■ **What the task asks**: Return the whole listing, line for line, without the pictures in it.

■ **Provided material**:
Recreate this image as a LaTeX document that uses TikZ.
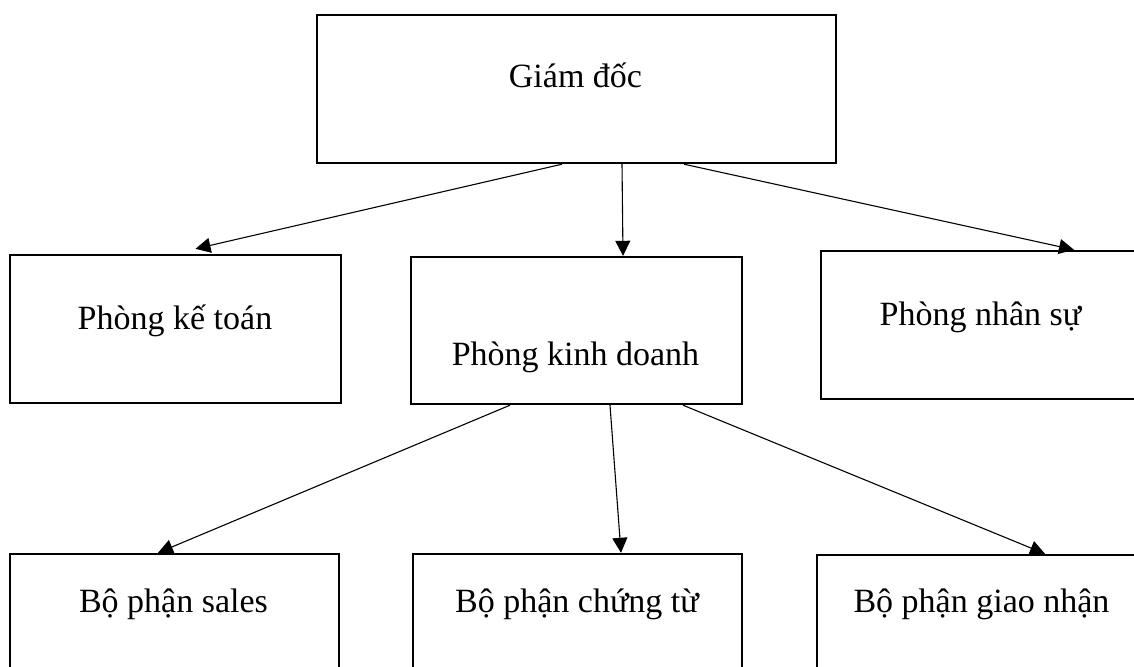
\documentclass[tikz,border=0pt]{standalone}
\usepackage{fontspec}
\setmainfont{Liberation Serif}
\usetikzlibrary{arrows.meta}
\begin{document}
\begin{tikzpicture}[x=1pt,y=-1pt,
  box/.style={draw=black, line width=2.4pt, rectangle, inner sep=0pt},
  lbl/.style={anchor=base, inner sep=0pt, font=\fontsize{34}{40}\selectfont},
  conn/.style={draw=black, line width=1.1pt, -{Triangle[length=15pt,width=15pt]}}]
\clip (0,0) rectangle (1134,666);
\fill[white] (0,0) rectangle (1134,666);
% boxes
\node[box, minimum width=519pt, minimum height=148pt] (gd) at (576.5,89) {};
\node[box, minimum width=331pt, minimum height=148pt] (kt) at (175.5,329) {};
\node[box, minimum width=331pt, minimum height=147pt] (kd) at (576.5,330.5) {};
\node[box, minimum width=330pt, minimum height=148pt] (ns) at (986,325) {};
\node[box, minimum width=329pt, minimum height=148pt] (sa) at (174.5,628) {};
\node[box, minimum width=329pt, minimum height=148pt] (ct) at (577.5,628) {};
\node[box, minimum width=329pt, minimum height=148pt] (gn) at (981.5,629) {};
% labels
\node[lbl] (gdt) at (575.5,88) {Giám đốc};
\node[lbl] (ktt) at (175,329) {Phòng kế toán};
\node[lbl] (kdt) at (575.5,365) {Phòng kinh doanh};
\node[lbl] (nst) at (980.5,325) {Phòng nhân sự};
\node[lbl] (sat) at (173.5,612) {Bộ phận sales};
\node[lbl] (ctt) at (577,612) {Bộ phận chứng từ};
\node[lbl] (gnt) at (981.5,612) {Bộ phận giao nhận};
% connectors
\draw[conn] ([xshift=-14.5pt]gd.south) -- ([xshift=20pt,yshift=5pt]kt.north);
\draw[conn] ([xshift=45.5pt]gd.south) -- ([xshift=46.5pt]kd.north);
\draw[conn] ([xshift=107.5pt]gd.south) -- ([xshift=88pt]ns.north);
\draw[conn] ([xshift=-66.5pt]kd.south) -- ([xshift=-16.5pt]sa.north);
\draw[conn] ([xshift=33.5pt]kd.south) -- ([xshift=43.5pt]ct.north);
\draw[conn] ([xshift=106.5pt]kd.south) -- ([xshift=63.5pt]gn.north);
\end{tikzpicture}
\end{document}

■ **Solution**:
Recreate this image as a LaTeX document that uses TikZ.
\documentclass[tikz,border=0pt]{standalone}
\usepackage{fontspec}
\setmainfont{Liberation Serif}
\usetikzlibrary{arrows.meta}
\begin{document}
\begin{tikzpicture}[x=1pt,y=-1pt,
  box/.style={draw=black, line width=2.4pt, rectangle, inner sep=0pt},
  lbl/.style={anchor=base, inner sep=0pt, font=\fontsize{34}{40}\selectfont},
  conn/.style={draw=black, line width=1.1pt, -{Triangle[length=15pt,width=15pt]}}]
\clip (0,0) rectangle (1134,666);
\fill[white] (0,0) rectangle (1134,666);
% boxes
\node[box, minimum width=519pt, minimum height=148pt] (gd) at (576.5,89) {};
\node[box, minimum width=331pt, minimum height=148pt] (kt) at (175.5,329) {};
\node[box, minimum width=331pt, minimum height=147pt] (kd) at (576.5,330.5) {};
\node[box, minimum width=330pt, minimum height=148pt] (ns) at (986,325) {};
\node[box, minimum width=329pt, minimum height=148pt] (sa) at (174.5,628) {};
\node[box, minimum width=329pt, minimum height=148pt] (ct) at (577.5,628) {};
\node[box, minimum width=329pt, minimum height=148pt] (gn) at (981.5,629) {};
% labels
\node[lbl] (gdt) at (575.5,88) {Giám đốc};
\node[lbl] (ktt) at (175,329) {Phòng kế toán};
\node[lbl] (kdt) at (575.5,365) {Phòng kinh doanh};
\node[lbl] (nst) at (980.5,325) {Phòng nhân sự};
\node[lbl] (sat) at (173.5,612) {Bộ phận sales};
\node[lbl] (ctt) at (577,612) {Bộ phận chứng từ};
\node[lbl] (gnt) at (981.5,612) {Bộ phận giao nhận};
% connectors
\draw[conn] ([xshift=-14.5pt]gd.south) -- ([xshift=20pt,yshift=5pt]kt.north);
\draw[conn] ([xshift=45.5pt]gd.south) -- ([xshift=46.5pt]kd.north);
\draw[conn] ([xshift=107.5pt]gd.south) -- ([xshift=88pt]ns.north);
\draw[conn] ([xshift=-66.5pt]kd.south) -- ([xshift=-16.5pt]sa.north);
\draw[conn] ([xshift=33.5pt]kd.south) -- ([xshift=43.5pt]ct.north);
\draw[conn] ([xshift=106.5pt]kd.south) -- ([xshift=63.5pt]gn.north);
\end{tikzpicture}
\end{document}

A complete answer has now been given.